We are not to doubt that this privilege, which the church of Alexandria had been so long in possession of, contributed much to inflame the minds of the Abyssinians against the Roman Catholic priests, for altering the time of keeping Easter, by appointing days of their own; for we see violent commotions to have arisen every year upon the celebration of this festival.

The Abyssinians have another way of describing time peculiar to themselves; they read the whole of the four evangelists every year in their churches. They begin with Matthew, then proceed to Mark, Luke, and John, in order; and, when they speak of an event, they write and say it happened in the days of Matthew, that is, in the first quarter of the year, while the gospel of St Matthew was yet reading in the churches.

They compute the time of the day in a very arbitrary, irregular manner.
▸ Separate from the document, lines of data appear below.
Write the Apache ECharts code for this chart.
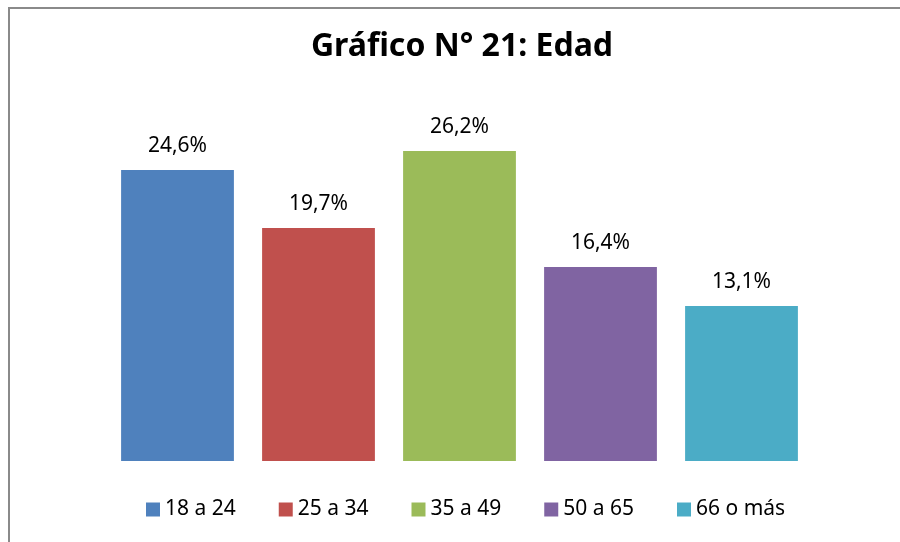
<!DOCTYPE html>
<html>
<head>
<meta charset="utf-8">
<script src="https://cdn.jsdelivr.net/npm/echarts@6/dist/echarts.min.js"></script>
<style>html,body{margin:0;padding:0;background:#fff}#c{width:900px;height:542px}</style>
</head>
<body>
<div id="c"></div>
<script>
const categories = ['18 a 24', '25 a 34', '35 a 49', '50 a 65', '66 o más'];
const values = [24.6, 19.7, 26.2, 16.4, 13.1];
const colors = ['#4F81BD', '#C0504D', '#9BBB59', '#8064A2', '#4BACC6'];
const titleText = 'Gráfico N° 21: Edad';

const series = categories.map((name, i) => ({
  name: name,
  type: 'bar',
  stack: 'all',
  barCategoryGap: '20%',
  data: categories.map((c, j) => j === i ? values[i] : null),
  itemStyle: { color: colors[i] },
  label: {
    show: true,
    position: 'top',
    distance: 13,
    fontFamily: 'Noto Sans',
    fontSize: 21,
    color: '#000',
    formatter: p => p.value.toFixed(1).replace('.', ',') + '%'
  }
}));

const chart = echarts.init(document.getElementById('c'), null, { renderer: 'canvas' });
chart.setOption({
  animation: false,
  backgroundColor: '#fff',
  title: {
    text: titleText,
    left: 457, top: 26, textAlign: 'center',
    textStyle: { fontFamily: 'Noto Sans', fontWeight: 'bold', fontSize: 32, color: '#000' }
  },
  graphic: [
    { type: 'rect', shape: { x: 9, y: 8, width: 1000, height: 700 }, style: { fill: 'none', stroke: '#8a8a8a', lineWidth: 2 }, z: 100 },
    { type: 'text', left: -2, top: -17, style: { text: '1. Edad', fontFamily: 'Noto Sans', fontWeight: 'bold', fontSize: 20, fill: '#000' } }
  ],
  legend: {
    data: categories,
    left: 141, top: 494,
    itemWidth: 14, itemHeight: 14, itemGap: 43,
    icon: 'rect',
    textStyle: { fontFamily: 'Noto Sans', fontSize: 21, color: '#000' }
  },
  grid: { left: 107, right: 88, top: 106, bottom: 81, containLabel: false },
  xAxis: {
    type: 'category', data: categories,
    axisLine: { show: false }, axisTick: { show: false }, axisLabel: { show: false }
  },
  yAxis: {
    type: 'value', min: 0, max: 30,
    axisLine: { show: false }, axisTick: { show: false }, axisLabel: { show: false }, splitLine: { show: false }
  },
  series: series
});
</script>
</body>
</html>
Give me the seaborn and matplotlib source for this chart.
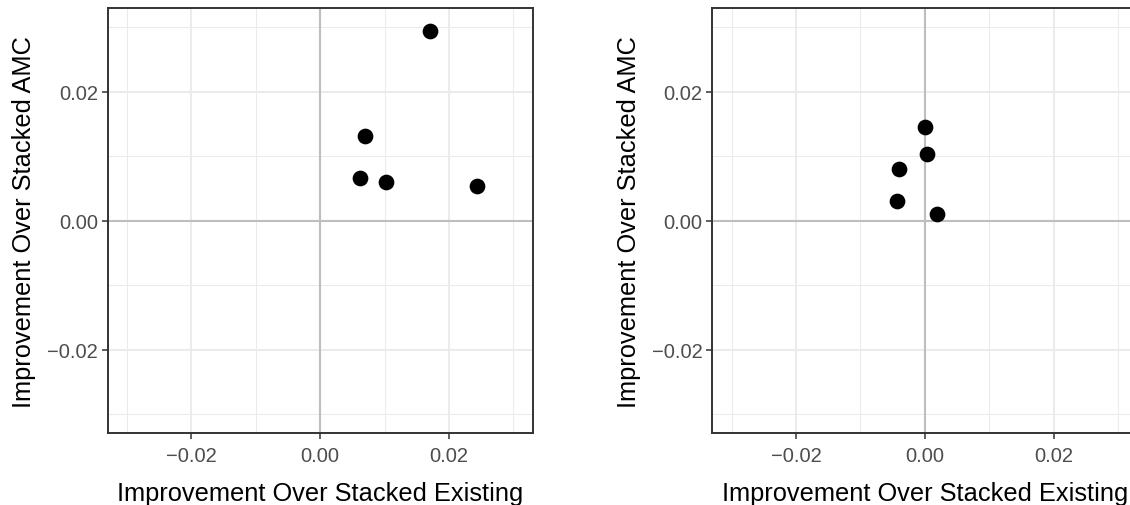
import matplotlib
matplotlib.use("Agg")
import matplotlib.pyplot as plt
import seaborn as sns
import numpy as np

# Data
left_x = [0.0171, 0.0070, 0.0062, 0.0102, 0.0243]
left_y = [0.0294, 0.0132, 0.0066, 0.0060, 0.0053]
right_x = [0.0001, 0.0003, -0.0040, -0.0043, 0.0019]
right_y = [0.0145, 0.0104, 0.0080, 0.0030, 0.0011]

x_label = "Improvement Over Stacked Existing"
y_label = "Improvement Over Stacked AMC"
major_ticks = [-0.02, 0.0, 0.02]
tick_labels = ["\u22120.02", "0.00", "0.02"]
minor_ticks = [-0.03, -0.01, 0.01, 0.03]
lim = (-0.033, 0.033)

sns.set_theme(style="white")
plt.rcParams["font.family"] = ["Liberation Sans", "DejaVu Sans"]

W, H = 1130, 506
fig = plt.figure(figsize=(W / 100, H / 100), dpi=100)

def add_panel(left_px, xs, ys):
    ax = fig.add_axes([left_px / W, (H - 434.3) / H, 425 / W, 425.3 / H])
    ax.set_xlim(lim)
    ax.set_ylim(lim)
    # grid
    for v in minor_ticks:
        ax.axvline(v, color="#EBEBEB", lw=0.75, zorder=0)
        ax.axhline(v, color="#EBEBEB", lw=0.75, zorder=0)
    for v in major_ticks:
        ax.axvline(v, color="#EBEBEB", lw=1.5, zorder=0)
        ax.axhline(v, color="#EBEBEB", lw=1.5, zorder=0)
    ax.axhline(0, color="#BEBEBE", lw=1.5, zorder=1)
    ax.axvline(0, color="#BEBEBE", lw=1.5, zorder=1)
    sns.scatterplot(x=xs, y=ys, ax=ax, color="black", s=128, linewidth=0,
                    edgecolor=None, zorder=3, legend=False)
    ax.set_xticks(major_ticks)
    ax.set_xticklabels(tick_labels)
    ax.set_yticks(major_ticks)
    ax.set_yticklabels(tick_labels)
    ax.tick_params(axis="both", which="major", length=4, width=1.1,
                   color="#333333", labelcolor="#4D4D4D", labelsize=14.5,
                   direction="out", bottom=True, left=True)
    ax.tick_params(axis="x", pad=5)
    ax.tick_params(axis="y", pad=3)
    for sp in ax.spines.values():
        sp.set_color("#333333")
        sp.set_linewidth(1.4)
        sp.set_zorder(5)
    ax.set_xlabel(x_label, fontsize=18.3, color="black", labelpad=12)
    ax.set_ylabel(y_label, fontsize=18.3, color="black", labelpad=8)
    ax.grid(False)
    return ax

add_panel(107.7, left_x, left_y)
add_panel(712.3, right_x, right_y)

fig.savefig("out.png", dpi=100)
The twilight, as I have before observed, is very short, almost imperceptible, and was still more so when the court was removed farther to the southward in Shoa. As soon as the sun falls below the horizon, night comes on, and all the stars appear. This term, then, the twilight, they choose for the beginning of their day, and call it Naggé, which is the very time the twilight of the morning lasts. The same is observed at night, and Meset is meant to signify the instant of beginning the twilight, between the sun’s falling below the horizon and the stars appearing. Mid-day is by them called Kater, a very old word, which signifies culmination, or a thing’s being arrived or placed at the middle or highest part of an arch. All the rest of times, in conversation, they describe by pointing at the place in the heavens where the sun then was, when what they are describing happened.